-- begin --

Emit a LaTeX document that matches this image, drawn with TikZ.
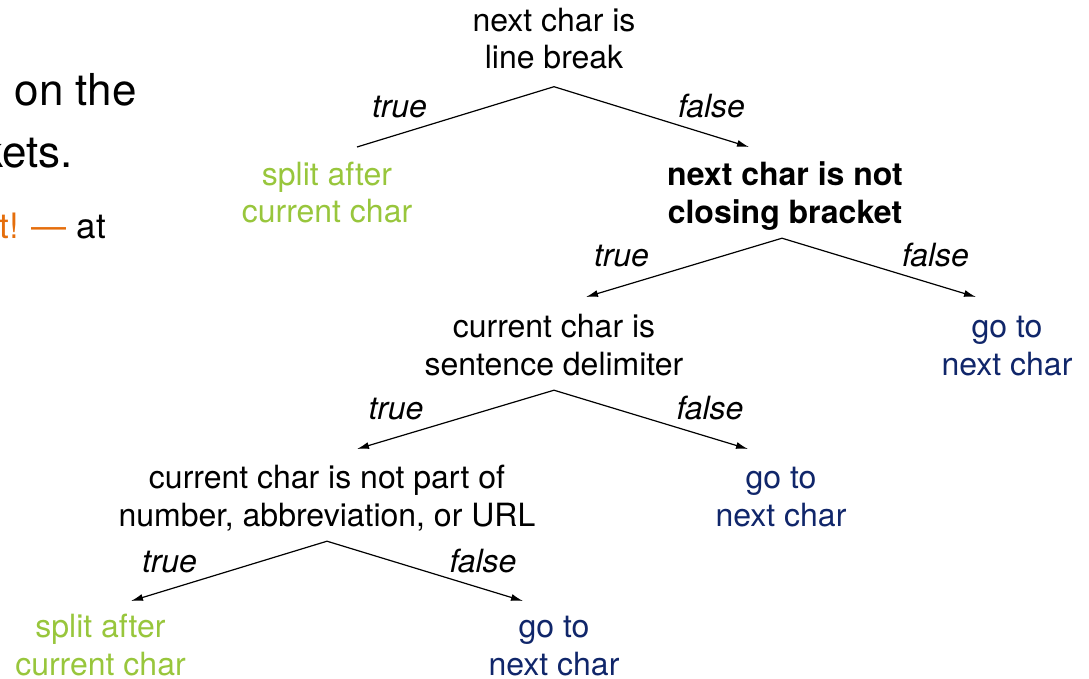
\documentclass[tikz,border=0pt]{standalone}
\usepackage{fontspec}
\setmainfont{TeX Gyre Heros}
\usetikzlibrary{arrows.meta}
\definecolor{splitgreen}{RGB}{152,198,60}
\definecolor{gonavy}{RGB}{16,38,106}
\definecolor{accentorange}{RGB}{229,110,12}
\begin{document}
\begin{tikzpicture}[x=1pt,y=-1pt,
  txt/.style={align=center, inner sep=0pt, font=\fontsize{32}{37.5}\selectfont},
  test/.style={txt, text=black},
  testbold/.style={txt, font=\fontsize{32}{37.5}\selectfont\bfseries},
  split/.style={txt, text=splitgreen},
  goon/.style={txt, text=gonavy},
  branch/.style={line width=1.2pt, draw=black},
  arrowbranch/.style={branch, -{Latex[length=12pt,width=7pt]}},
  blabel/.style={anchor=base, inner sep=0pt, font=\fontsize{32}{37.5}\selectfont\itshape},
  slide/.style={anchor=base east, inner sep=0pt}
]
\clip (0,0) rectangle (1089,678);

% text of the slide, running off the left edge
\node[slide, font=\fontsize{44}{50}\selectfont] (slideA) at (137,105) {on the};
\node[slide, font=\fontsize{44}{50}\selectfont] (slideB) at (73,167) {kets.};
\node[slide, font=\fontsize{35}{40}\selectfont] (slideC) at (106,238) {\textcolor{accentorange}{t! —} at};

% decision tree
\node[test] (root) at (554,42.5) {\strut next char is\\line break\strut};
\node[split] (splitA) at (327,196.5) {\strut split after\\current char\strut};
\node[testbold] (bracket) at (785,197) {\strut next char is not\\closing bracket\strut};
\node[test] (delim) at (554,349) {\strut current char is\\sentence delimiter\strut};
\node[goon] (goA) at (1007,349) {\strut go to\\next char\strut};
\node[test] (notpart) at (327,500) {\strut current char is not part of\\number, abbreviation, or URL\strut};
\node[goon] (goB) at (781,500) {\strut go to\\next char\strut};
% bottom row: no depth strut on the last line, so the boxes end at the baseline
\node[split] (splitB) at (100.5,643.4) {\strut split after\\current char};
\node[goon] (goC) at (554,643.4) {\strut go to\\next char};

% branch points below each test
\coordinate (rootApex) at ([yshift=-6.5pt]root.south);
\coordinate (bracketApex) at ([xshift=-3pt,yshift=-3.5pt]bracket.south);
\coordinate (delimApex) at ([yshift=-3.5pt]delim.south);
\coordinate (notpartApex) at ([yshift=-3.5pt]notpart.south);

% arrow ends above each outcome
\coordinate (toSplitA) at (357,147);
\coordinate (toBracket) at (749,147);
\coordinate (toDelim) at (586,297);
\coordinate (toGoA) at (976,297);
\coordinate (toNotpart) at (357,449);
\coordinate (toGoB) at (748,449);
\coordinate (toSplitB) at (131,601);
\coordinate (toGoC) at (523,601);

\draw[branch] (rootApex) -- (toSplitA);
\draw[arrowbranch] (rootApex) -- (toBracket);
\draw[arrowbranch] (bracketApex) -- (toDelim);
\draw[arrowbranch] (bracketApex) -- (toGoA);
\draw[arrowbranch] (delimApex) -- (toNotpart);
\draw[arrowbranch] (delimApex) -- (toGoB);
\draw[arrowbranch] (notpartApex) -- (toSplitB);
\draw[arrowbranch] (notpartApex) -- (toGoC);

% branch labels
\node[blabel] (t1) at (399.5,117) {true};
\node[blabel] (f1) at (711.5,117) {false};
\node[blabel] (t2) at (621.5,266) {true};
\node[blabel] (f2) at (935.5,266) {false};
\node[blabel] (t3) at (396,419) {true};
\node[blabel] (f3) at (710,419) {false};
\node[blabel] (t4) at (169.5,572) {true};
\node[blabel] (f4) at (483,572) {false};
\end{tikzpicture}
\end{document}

-- end --

• _WRITTEN TASK_
Without the pictures, transcribe the listing above exactly.

• _SOLUTION FOR THIS PROBLEM_
Emit a LaTeX document that matches this image, drawn with TikZ.
\documentclass[tikz,border=0pt]{standalone}
\usepackage{fontspec}
\setmainfont{TeX Gyre Heros}
\usetikzlibrary{arrows.meta}
\definecolor{splitgreen}{RGB}{152,198,60}
\definecolor{gonavy}{RGB}{16,38,106}
\definecolor{accentorange}{RGB}{229,110,12}
\begin{document}
\begin{tikzpicture}[x=1pt,y=-1pt,
  txt/.style={align=center, inner sep=0pt, font=\fontsize{32}{37.5}\selectfont},
  test/.style={txt, text=black},
  testbold/.style={txt, font=\fontsize{32}{37.5}\selectfont\bfseries},
  split/.style={txt, text=splitgreen},
  goon/.style={txt, text=gonavy},
  branch/.style={line width=1.2pt, draw=black},
  arrowbranch/.style={branch, -{Latex[length=12pt,width=7pt]}},
  blabel/.style={anchor=base, inner sep=0pt, font=\fontsize{32}{37.5}\selectfont\itshape},
  slide/.style={anchor=base east, inner sep=0pt}
]
\clip (0,0) rectangle (1089,678);

% text of the slide, running off the left edge
\node[slide, font=\fontsize{44}{50}\selectfont] (slideA) at (137,105) {on the};
\node[slide, font=\fontsize{44}{50}\selectfont] (slideB) at (73,167) {kets.};
\node[slide, font=\fontsize{35}{40}\selectfont] (slideC) at (106,238) {\textcolor{accentorange}{t! —} at};

% decision tree
\node[test] (root) at (554,42.5) {\strut next char is\\line break\strut};
\node[split] (splitA) at (327,196.5) {\strut split after\\current char\strut};
\node[testbold] (bracket) at (785,197) {\strut next char is not\\closing bracket\strut};
\node[test] (delim) at (554,349) {\strut current char is\\sentence delimiter\strut};
\node[goon] (goA) at (1007,349) {\strut go to\\next char\strut};
\node[test] (notpart) at (327,500) {\strut current char is not part of\\number, abbreviation, or URL\strut};
\node[goon] (goB) at (781,500) {\strut go to\\next char\strut};
% bottom row: no depth strut on the last line, so the boxes end at the baseline
\node[split] (splitB) at (100.5,643.4) {\strut split after\\current char};
\node[goon] (goC) at (554,643.4) {\strut go to\\next char};

% branch points below each test
\coordinate (rootApex) at ([yshift=-6.5pt]root.south);
\coordinate (bracketApex) at ([xshift=-3pt,yshift=-3.5pt]bracket.south);
\coordinate (delimApex) at ([yshift=-3.5pt]delim.south);
\coordinate (notpartApex) at ([yshift=-3.5pt]notpart.south);

% arrow ends above each outcome
\coordinate (toSplitA) at (357,147);
\coordinate (toBracket) at (749,147);
\coordinate (toDelim) at (586,297);
\coordinate (toGoA) at (976,297);
\coordinate (toNotpart) at (357,449);
\coordinate (toGoB) at (748,449);
\coordinate (toSplitB) at (131,601);
\coordinate (toGoC) at (523,601);

\draw[branch] (rootApex) -- (toSplitA);
\draw[arrowbranch] (rootApex) -- (toBracket);
\draw[arrowbranch] (bracketApex) -- (toDelim);
\draw[arrowbranch] (bracketApex) -- (toGoA);
\draw[arrowbranch] (delimApex) -- (toNotpart);
\draw[arrowbranch] (delimApex) -- (toGoB);
\draw[arrowbranch] (notpartApex) -- (toSplitB);
\draw[arrowbranch] (notpartApex) -- (toGoC);

% branch labels
\node[blabel] (t1) at (399.5,117) {true};
\node[blabel] (f1) at (711.5,117) {false};
\node[blabel] (t2) at (621.5,266) {true};
\node[blabel] (f2) at (935.5,266) {false};
\node[blabel] (t3) at (396,419) {true};
\node[blabel] (f3) at (710,419) {false};
\node[blabel] (t4) at (169.5,572) {true};
\node[blabel] (f4) at (483,572) {false};
\end{tikzpicture}
\end{document}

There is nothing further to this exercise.